Q-003 — /engagements/:id/hosts/sync merge semantics

  • Where it bites: F4 + §9 endpoint /engagements/:id/hosts/sync.
  • What is silent:
    • Merge vs replace: do hosts that disappear from C2 get deleted, marked status = "stale", or kept untouched?
    • What if a manually-added host conflicts (same hostname, different c2_session_id)?
    • Source of truth: the C2 session ID, the hostname, the IP, a tuple?
    • Cascading effect: a host referenced by scenario_step.host_id deleted mid-engagement breaks the scenario silently.
  • Options:
    1. Merge + mark stale: insert new, update changed, mark missing as status = "stale" (never delete). Conflicts: manual entry wins, C2-synced entry is appended with a suffix and an audit_log entry.
    2. Replace: delete all sync-sourced rows, reinsert from C2. Manual entries kept untouched. Simple but loses history.
    3. Merge by tuple (hostname, c2_session_id) with status tracking, conflicts always raise and require manual resolution UI.
  • Recommended default if no decision: option 1. Stale > deleted: a deleted host breaks scenario_step.host_id and the audit trail. Conflict policy: manual wins, C2 entry suffixed and audit-logged.
  • Blocker?: not yet. Becomes blocking when backend implements F4 sync endpoint (post-sprint-0, post-PR1).

Q-004 — payload_type → C2 home command mapping (depends on PR2)

  • Where it bites: §7 enum payload_type, right column "C2 maison" is fully TBD; F2 import journal C2 home parser; B0.4 C2Connector factory.
  • What is silent: entirety of the C2 home mapping table, plus the exact return semantics of HomeConnector.execute_task / get_task_result / cancel_task / execute_cleanup (PR2).
  • Options: no in-flight options — this is owned by PR2.
  • Recommended default if no decision: keep HomeConnector as a stub that raises NotImplementedError (per B0.4: "no real implementation"). Block any attempt to ship HomeConnector v1 logic until PR2 is closed.
  • Blocker?: PR2 is the formal blocker. spec-analyst only needs to make sure no agent quietly invents a mapping table while PR2 is still open.

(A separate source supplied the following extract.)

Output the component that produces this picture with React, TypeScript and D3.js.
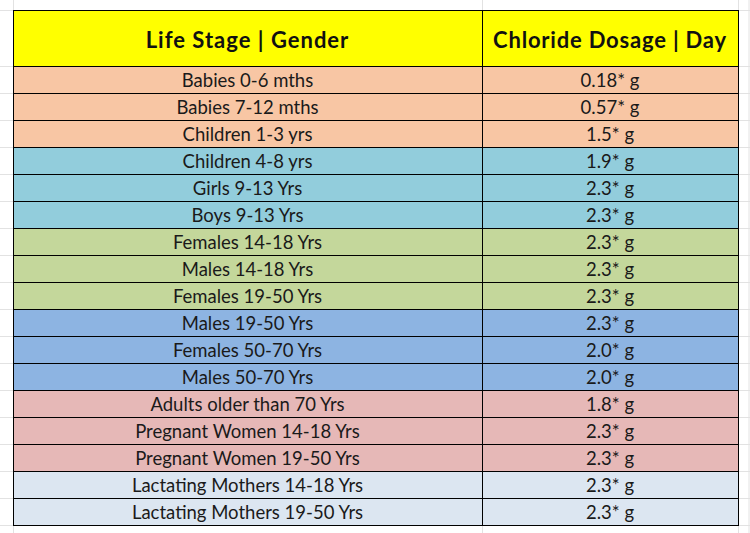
import React from "react";
import * as d3 from "d3";

const headers = ["Life Stage | Gender", "Chloride Dosage | Day"];
const stages = [
  "Babies 0-6 mths",
  "Babies 7-12 mths",
  "Children 1-3 yrs",
  "Children 4-8 yrs",
  "Girls 9-13 Yrs",
  "Boys 9-13 Yrs",
  "Females 14-18 Yrs",
  "Males 14-18 Yrs",
  "Females 19-50 Yrs",
  "Males 19-50 Yrs",
  "Females 50-70 Yrs",
  "Males 50-70 Yrs",
  "Adults older than 70 Yrs",
  "Pregnant Women 14-18 Yrs",
  "Pregnant Women 19-50 Yrs",
  "Lactating Mothers 14-18 Yrs",
  "Lactating Mothers 19-50 Yrs",
];
const dosages = ["0.18", "0.57", "1.5", "1.9", "2.3", "2.3", "2.3", "2.3", "2.3", "2.3", "2.0", "2.0", "1.8", "2.3", "2.3", "2.3", "2.3"];
const groups = [0, 0, 0, 1, 1, 1, 2, 2, 2, 3, 3, 3, 4, 4, 4, 5, 5];
const groupColors = ["#F8C6A4", "#92CDDC", "#C4D79B", "#8DB4E2", "#E6B8B7", "#DCE6F1"];

const W = 750;
const H = 533;
const left = 13;
const mid = 482;
const right = 738;
const top = 10;
const headerBottom = 66;
const rowH = 27;

export default function App() {
  const y = d3
    .scaleBand<number>()
    .domain(d3.range(stages.length))
    .range([headerBottom, headerBottom + rowH * stages.length])
    .padding(0);
  const bottom = headerBottom + rowH * stages.length;
  const font = "Lato, 'Open Sans', sans-serif";
  const gridX = [left, mid, right];
  const gridY = [top, headerBottom, ...stages.map((_, i) => (y(i) as number) + rowH)];
  return (
    <svg width={W} height={H} style={{ position: "absolute", left: 0, top: 0, background: "#fff" }}>
      {/* spreadsheet gridlines */}
      {gridX.map((x, i) => (
        <line key={"gx" + i} x1={x + 0.5} x2={x + 0.5} y1={0} y2={H} stroke="#E2E2E2" />
      ))}
      <line x1={W - 1} x2={W - 1} y1={0} y2={H} stroke="#E2E2E2" />
      {gridY.map((yy, i) => (
        <g key={"gy" + i}>
          <line x1={0} x2={left} y1={yy + 0.5} y2={yy + 0.5} stroke="#E2E2E2" />
          <line x1={right} x2={W} y1={yy + 0.5} y2={yy + 0.5} stroke="#E2E2E2" />
        </g>
      ))}
      {/* header */}
      <rect x={left} y={top} width={right - left} height={headerBottom - top} fill="#FFFF00" />
      <text x={(left + mid) / 2} y={(top + headerBottom) / 2 + 10} textAnchor="middle" fontFamily={font} fontWeight="bold" fontSize={22} letterSpacing={1} fill="#111">
        {headers[0]}
      </text>
      <text x={(mid + right) / 2} y={(top + headerBottom) / 2 + 10} textAnchor="middle" fontFamily={font} fontWeight="bold" fontSize={22} letterSpacing={0.8} fill="#111">
        {headers[1]}
      </text>
      {/* rows */}
      {stages.map((s, i) => {
        const yy = y(i) as number;
        return (
          <g key={s}>
            <rect x={left} y={yy} width={right - left} height={rowH} fill={groupColors[groups[i]]} />
            <text x={(left + mid) / 2} y={yy + rowH / 2 + 7.5} textAnchor="middle" fontFamily={font} fontSize={18.5} fill="#1a1a1a">
              {s}
            </text>
            <text x={(mid + right) / 2} y={yy + rowH / 2 + 7.5} textAnchor="middle" fontFamily={font} fontSize={18.5} fill="#1a1a1a">
              {dosages[i] + "* g"}
            </text>
          </g>
        );
      })}
      {/* borders */}
      {gridY.map((yy, i) => (
        <line key={"by" + i} x1={left} x2={right + 1} y1={yy + 0.5} y2={yy + 0.5} stroke="#000" />
      ))}
      {gridX.map((x, i) => (
        <line key={"bx" + i} x1={x + 0.5} x2={x + 0.5} y1={top} y2={bottom + 1} stroke="#000" />
      ))}
    </svg>
  );
}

Q-005 — Stale-host policy after engagement archival

  • Where it bites: §8 host.status, engagement lifecycle, F12.
  • What is silent: when an engagement is archived, what happens to its hosts? Detach session, freeze status, leave as-is?
  • Options:
    1. Set host.status = "archived" cascading from engagement.status.
    2. Keep status untouched, rely on engagement.status upstream.
  • Recommended default if no decision: option 2 — engagement state is the single source of truth, hosts inherit by JOIN.
  • Blocker?: not yet. Cosmetic for sprint 0, becomes relevant when archival CLI lands.